- Records with drawing code
____________
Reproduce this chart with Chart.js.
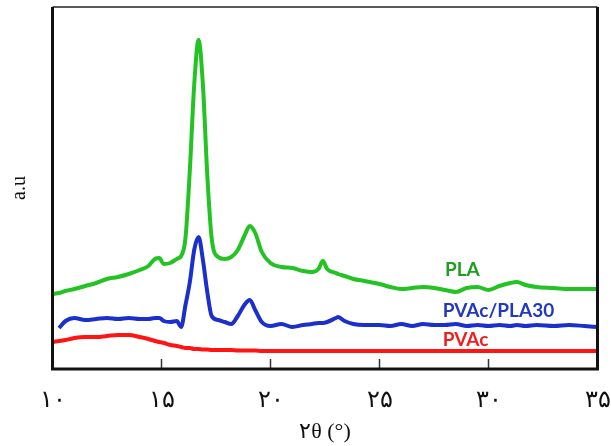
<!DOCTYPE html>
<html>
<head>
<meta charset="utf-8">
<script src="https://cdn.jsdelivr.net/npm/chart.js@4.4.1/dist/chart.umd.min.js"></script>
<style>
  html, body { margin: 0; padding: 0; background: #fff; }
  #wrap { width: 611px; height: 446px; position: relative; }
</style>
</head>
<body>
<div id="wrap"><canvas id="xrdChart"></canvas></div>
<script>
// 2θ (degrees) shared by all three patterns
const twoTheta = [10.0, 10.3, 10.6, 11.0, 11.5, 12.0, 12.5, 13.0, 13.5, 14.0, 14.4, 14.7, 14.9, 15.1, 15.4, 15.7, 15.9,
    16.1, 16.3, 16.5, 16.7, 16.9, 17.1, 17.3, 17.6, 17.9, 18.2, 18.5, 18.8, 19.05, 19.3, 19.6, 20.0, 20.5, 21.0, 21.5,
    21.9, 22.2, 22.4, 22.6, 23.0, 23.1, 23.4, 23.8, 24.3, 25.0, 25.5, 26.0, 26.5, 27.0, 27.5, 28.0, 28.5, 29.0, 29.5,
    30.0, 30.5, 31.0, 31.3, 31.7, 32.2, 33.0, 33.7, 34.4, 35.0];

// intensities (a.u.)
const plaValues = [75, 76, 78, 80, 83, 86, 90, 92, 95, 99, 103, 110, 111, 105, 106, 110, 113,
    131, 199, 284, 329, 284, 194, 131, 112, 110, 112, 119, 133, 143, 136, 117, 106, 102, 101, 98,
    97, 100, 108, 100, 96, 95, 93, 90, 88, 85, 82, 80, 81, 82, 81, 79, 77, 81, 82,
    79, 83, 86, 87, 84, 82, 81, 80, 80, 80];
const blendValues = [null, 41, 48, 51, 49, 50, 51, 50, 51, 50, 50, 51, 51, 48, 47, 48, 42,
    64, 87, 119, 132, 109, 77, 53, 49, 47, 45, 53, 64, 69, 59, 47, 43, 45, 42, 44,
    45, 46, 46, 47, 51, 52, 48, 45, 44, 44, 43, 45, 43, 45, 44, 44, 45, 43, 44,
    43, 44, 43, 44, 43, 44, 43, 44, 43, 42];
const pvacValues = [27, 28, 29, 31, 32, 32, 33, 34, 34, 32, 30, 28, 27, 26, 24, 23, 22,
    21, 21, 20, 20, 19.5, 19.5, 19, 19, 19, 19, 18.5, 18.5, 18.5, 18.5, 18, 18, 18, 18, 18,
    18, 18, 18, 18, 18, 18, 18, 18, 18, 18, 18, 18, 18, 18, 18, 18, 18, 18, 18,
    18, 18, 18, 18, 18, 18, 18, 18, 18, 18];

const seriesNames = ['PLA', 'PVAc/PLA30', 'PVAc'];
const lineColors = ['#22c322', '#1b2fcc', '#ff1414'];
const textColors = ['#1f9e1f', '#2238c0', '#f01e1e'];

const tickValues = [10, 15, 20, 25, 30, 35];
const tickLabels = ['۱۰', '۱۵', '۲۰', '۲۵', '۳۰', '۳۵'];

const toPoints = vals => twoTheta.map((t, i) => ({ x: t, y: vals[i] }));

// 坐标框和内向刻度
const framePlugin = {
    id: 'frame',
    afterDraw(chart) {
        const { ctx, chartArea: a, scales } = chart;
        ctx.save();
        ctx.strokeStyle = '#333';
        ctx.lineWidth = 1.5;
        tickValues.slice(1, -1).forEach(v => {
            const px = scales.x.getPixelForValue(v);
            ctx.beginPath();
            ctx.moveTo(px, a.bottom);
            ctx.lineTo(px, a.bottom - 10);
            ctx.stroke();
        });
        ctx.strokeStyle = '#222';
        ctx.lineWidth = 1.5;
        ctx.beginPath();
        ctx.moveTo(a.left, a.top);
        ctx.lineTo(a.right, a.top);
        ctx.stroke();
        ctx.strokeStyle = '#111';
        ctx.lineWidth = 3;
        ctx.beginPath();
        ctx.moveTo(a.left, a.top);
        ctx.lineTo(a.left, a.bottom);
        ctx.lineTo(a.right, a.bottom);
        ctx.lineTo(a.right, a.top);
        ctx.stroke();
        ctx.restore();
    }
};

// 曲线名称标注
const labelPlugin = {
    id: 'seriesLabels',
    afterDatasetsDraw(chart) {
        const { ctx, scales } = chart;
        const spots = [[28.0, 99], [27.9, 58], [27.9, 29]];
        ctx.save();
        ctx.font = 'bold 19px Lato, "Open Sans", sans-serif';
        ctx.textAlign = 'left';
        ctx.textBaseline = 'middle';
        seriesNames.forEach((name, i) => {
            ctx.fillStyle = textColors[i];
            ctx.fillText(name, scales.x.getPixelForValue(spots[i][0]), scales.y.getPixelForValue(spots[i][1]));
        });
        ctx.restore();
    }
};

new Chart(document.getElementById('xrdChart'), {
    type: 'line',
    data: {
        datasets: [plaValues, blendValues, pvacValues].map((vals, i) => ({
            label: seriesNames[i],
            data: toPoints(vals),
            borderColor: lineColors[i],
            borderWidth: 4,
            pointRadius: 0,
            cubicInterpolationMode: 'monotone',
            fill: false
        }))
    },
    options: {
        responsive: true,
        maintainAspectRatio: false,
        animation: false,
        layout: { padding: { left: 0, right: 13.5, top: 7, bottom: 0 } },
        plugins: { legend: { display: false }, tooltip: { enabled: false } },
        scales: {
            x: {
                type: 'linear',
                min: 10,
                max: 35,
                afterBuildTicks: s => { s.ticks = tickValues.map(v => ({ value: v })); },
                afterFit: s => { s.height = 77; s.paddingLeft = 0; s.paddingRight = 0; },
                grid: { display: false },
                border: { display: false },
                ticks: {
                    callback: (v, i) => tickLabels[i],
                    color: '#111',
                    padding: 9,
                    maxRotation: 0,
                    autoSkip: false,
                    font: { family: '"Liberation Serif", "DejaVu Serif", serif', size: 24 }
                },
                title: {
                    display: true,
                    text: '۲θ (°)',
                    color: '#111',
                    padding: { top: 0, bottom: 1 },
                    font: { family: '"Liberation Serif", "DejaVu Serif", serif', size: 22 }
                }
            },
            y: {
                min: 0,
                max: 362,
                afterFit: s => { s.width = 52.5; },
                grid: { display: false },
                border: { display: false },
                ticks: { display: false },
                title: {
                    display: true,
                    text: 'a.u',
                    color: '#111',
                    padding: { top: 8, bottom: 0 },
                    font: { family: '"Liberation Serif", serif', size: 20 }
                }
            }
        }
    },
    plugins: [framePlugin, labelPlugin]
});
</script>
</body>
</html>
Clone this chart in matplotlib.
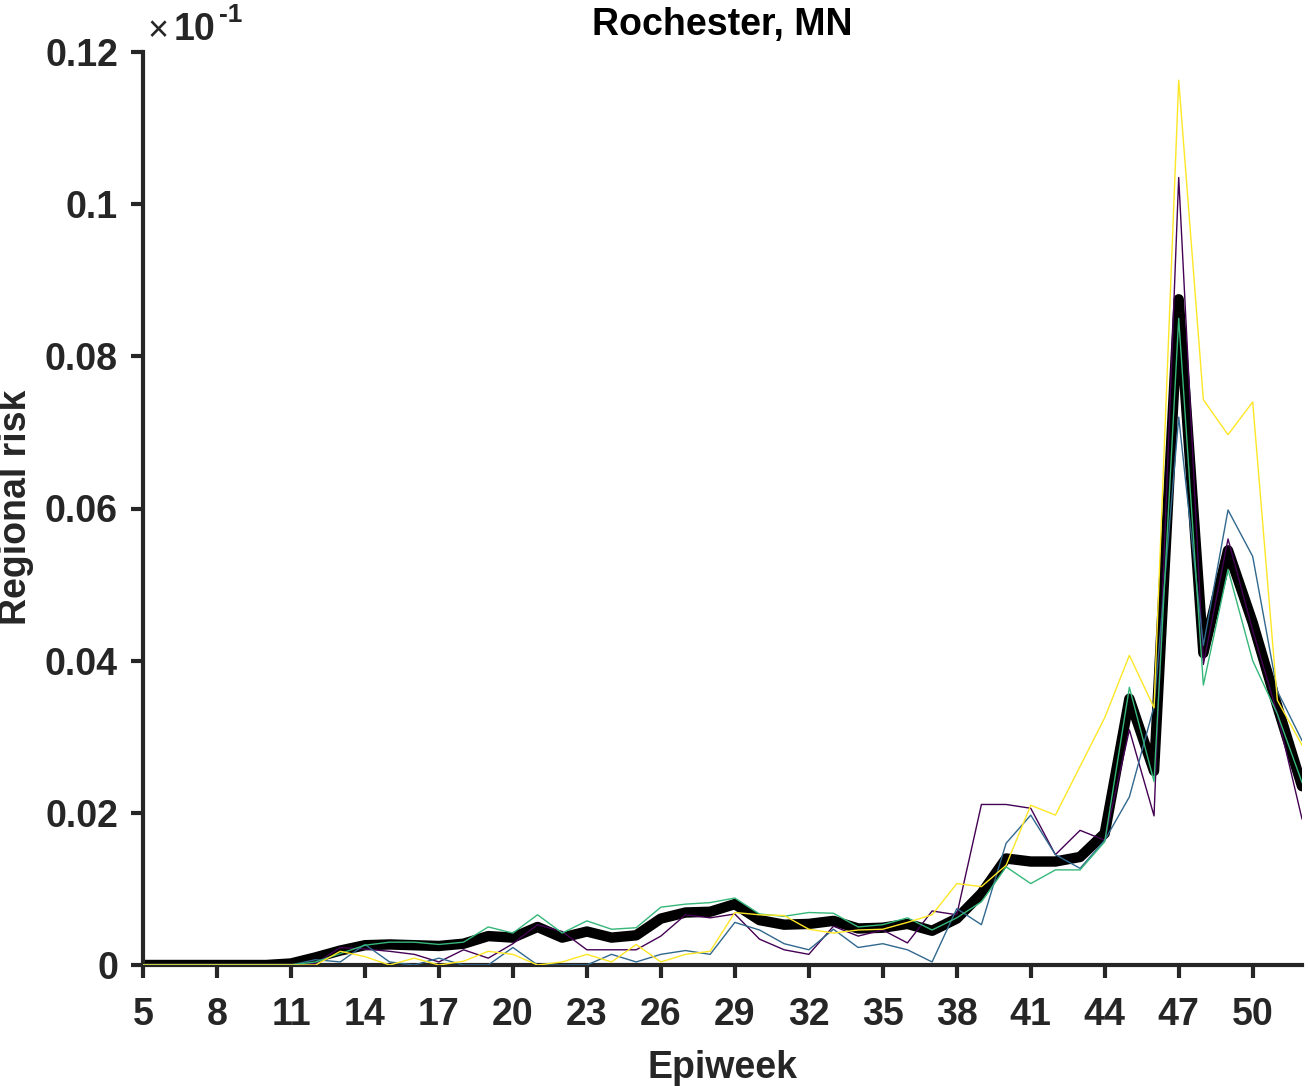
____________
- Task goal
Transcribe every entry word for word, but skip the pictures.

- Written response
Reproduce this chart with Chart.js.
<!DOCTYPE html>
<html>
<head>
<meta charset="utf-8">
<script src="https://cdn.jsdelivr.net/npm/chart.js@4.4.1/dist/chart.umd.min.js"></script>
<style>
  html, body { margin: 0; padding: 0; background: #fff; }
  #wrap { width: 611px; height: 446px; position: relative; }
</style>
</head>
<body>
<div id="wrap"><canvas id="xrdChart"></canvas></div>
<script>
// 2θ (degrees) shared by all three patterns
const twoTheta = [10.0, 10.3, 10.6, 11.0, 11.5, 12.0, 12.5, 13.0, 13.5, 14.0, 14.4, 14.7, 14.9, 15.1, 15.4, 15.7, 15.9,
    16.1, 16.3, 16.5, 16.7, 16.9, 17.1, 17.3, 17.6, 17.9, 18.2, 18.5, 18.8, 19.05, 19.3, 19.6, 20.0, 20.5, 21.0, 21.5,
    21.9, 22.2, 22.4, 22.6, 23.0, 23.1, 23.4, 23.8, 24.3, 25.0, 25.5, 26.0, 26.5, 27.0, 27.5, 28.0, 28.5, 29.0, 29.5,
    30.0, 30.5, 31.0, 31.3, 31.7, 32.2, 33.0, 33.7, 34.4, 35.0];

// intensities (a.u.)
const plaValues = [75, 76, 78, 80, 83, 86, 90, 92, 95, 99, 103, 110, 111, 105, 106, 110, 113,
    131, 199, 284, 329, 284, 194, 131, 112, 110, 112, 119, 133, 143, 136, 117, 106, 102, 101, 98,
    97, 100, 108, 100, 96, 95, 93, 90, 88, 85, 82, 80, 81, 82, 81, 79, 77, 81, 82,
    79, 83, 86, 87, 84, 82, 81, 80, 80, 80];
const blendValues = [null, 41, 48, 51, 49, 50, 51, 50, 51, 50, 50, 51, 51, 48, 47, 48, 42,
    64, 87, 119, 132, 109, 77, 53, 49, 47, 45, 53, 64, 69, 59, 47, 43, 45, 42, 44,
    45, 46, 46, 47, 51, 52, 48, 45, 44, 44, 43, 45, 43, 45, 44, 44, 45, 43, 44,
    43, 44, 43, 44, 43, 44, 43, 44, 43, 42];
const pvacValues = [27, 28, 29, 31, 32, 32, 33, 34, 34, 32, 30, 28, 27, 26, 24, 23, 22,
    21, 21, 20, 20, 19.5, 19.5, 19, 19, 19, 19, 18.5, 18.5, 18.5, 18.5, 18, 18, 18, 18, 18,
    18, 18, 18, 18, 18, 18, 18, 18, 18, 18, 18, 18, 18, 18, 18, 18, 18, 18, 18,
    18, 18, 18, 18, 18, 18, 18, 18, 18, 18];

const seriesNames = ['PLA', 'PVAc/PLA30', 'PVAc'];
const lineColors = ['#22c322', '#1b2fcc', '#ff1414'];
const textColors = ['#1f9e1f', '#2238c0', '#f01e1e'];

const tickValues = [10, 15, 20, 25, 30, 35];
const tickLabels = ['۱۰', '۱۵', '۲۰', '۲۵', '۳۰', '۳۵'];

const toPoints = vals => twoTheta.map((t, i) => ({ x: t, y: vals[i] }));

// 坐标框和内向刻度
const framePlugin = {
    id: 'frame',
    afterDraw(chart) {
        const { ctx, chartArea: a, scales } = chart;
        ctx.save();
        ctx.strokeStyle = '#333';
        ctx.lineWidth = 1.5;
        tickValues.slice(1, -1).forEach(v => {
            const px = scales.x.getPixelForValue(v);
            ctx.beginPath();
            ctx.moveTo(px, a.bottom);
            ctx.lineTo(px, a.bottom - 10);
            ctx.stroke();
        });
        ctx.strokeStyle = '#222';
        ctx.lineWidth = 1.5;
        ctx.beginPath();
        ctx.moveTo(a.left, a.top);
        ctx.lineTo(a.right, a.top);
        ctx.stroke();
        ctx.strokeStyle = '#111';
        ctx.lineWidth = 3;
        ctx.beginPath();
        ctx.moveTo(a.left, a.top);
        ctx.lineTo(a.left, a.bottom);
        ctx.lineTo(a.right, a.bottom);
        ctx.lineTo(a.right, a.top);
        ctx.stroke();
        ctx.restore();
    }
};

// 曲线名称标注
const labelPlugin = {
    id: 'seriesLabels',
    afterDatasetsDraw(chart) {
        const { ctx, scales } = chart;
        const spots = [[28.0, 99], [27.9, 58], [27.9, 29]];
        ctx.save();
        ctx.font = 'bold 19px Lato, "Open Sans", sans-serif';
        ctx.textAlign = 'left';
        ctx.textBaseline = 'middle';
        seriesNames.forEach((name, i) => {
            ctx.fillStyle = textColors[i];
            ctx.fillText(name, scales.x.getPixelForValue(spots[i][0]), scales.y.getPixelForValue(spots[i][1]));
        });
        ctx.restore();
    }
};

new Chart(document.getElementById('xrdChart'), {
    type: 'line',
    data: {
        datasets: [plaValues, blendValues, pvacValues].map((vals, i) => ({
            label: seriesNames[i],
            data: toPoints(vals),
            borderColor: lineColors[i],
            borderWidth: 4,
            pointRadius: 0,
            cubicInterpolationMode: 'monotone',
            fill: false
        }))
    },
    options: {
        responsive: true,
        maintainAspectRatio: false,
        animation: false,
        layout: { padding: { left: 0, right: 13.5, top: 7, bottom: 0 } },
        plugins: { legend: { display: false }, tooltip: { enabled: false } },
        scales: {
            x: {
                type: 'linear',
                min: 10,
                max: 35,
                afterBuildTicks: s => { s.ticks = tickValues.map(v => ({ value: v })); },
                afterFit: s => { s.height = 77; s.paddingLeft = 0; s.paddingRight = 0; },
                grid: { display: false },
                border: { display: false },
                ticks: {
                    callback: (v, i) => tickLabels[i],
                    color: '#111',
                    padding: 9,
                    maxRotation: 0,
                    autoSkip: false,
                    font: { family: '"Liberation Serif", "DejaVu Serif", serif', size: 24 }
                },
                title: {
                    display: true,
                    text: '۲θ (°)',
                    color: '#111',
                    padding: { top: 0, bottom: 1 },
                    font: { family: '"Liberation Serif", "DejaVu Serif", serif', size: 22 }
                }
            },
            y: {
                min: 0,
                max: 362,
                afterFit: s => { s.width = 52.5; },
                grid: { display: false },
                border: { display: false },
                ticks: { display: false },
                title: {
                    display: true,
                    text: 'a.u',
                    color: '#111',
                    padding: { top: 8, bottom: 0 },
                    font: { family: '"Liberation Serif", serif', size: 20 }
                }
            }
        }
    },
    plugins: [framePlugin, labelPlugin]
});
</script>
</body>
</html>
Clone this chart in matplotlib.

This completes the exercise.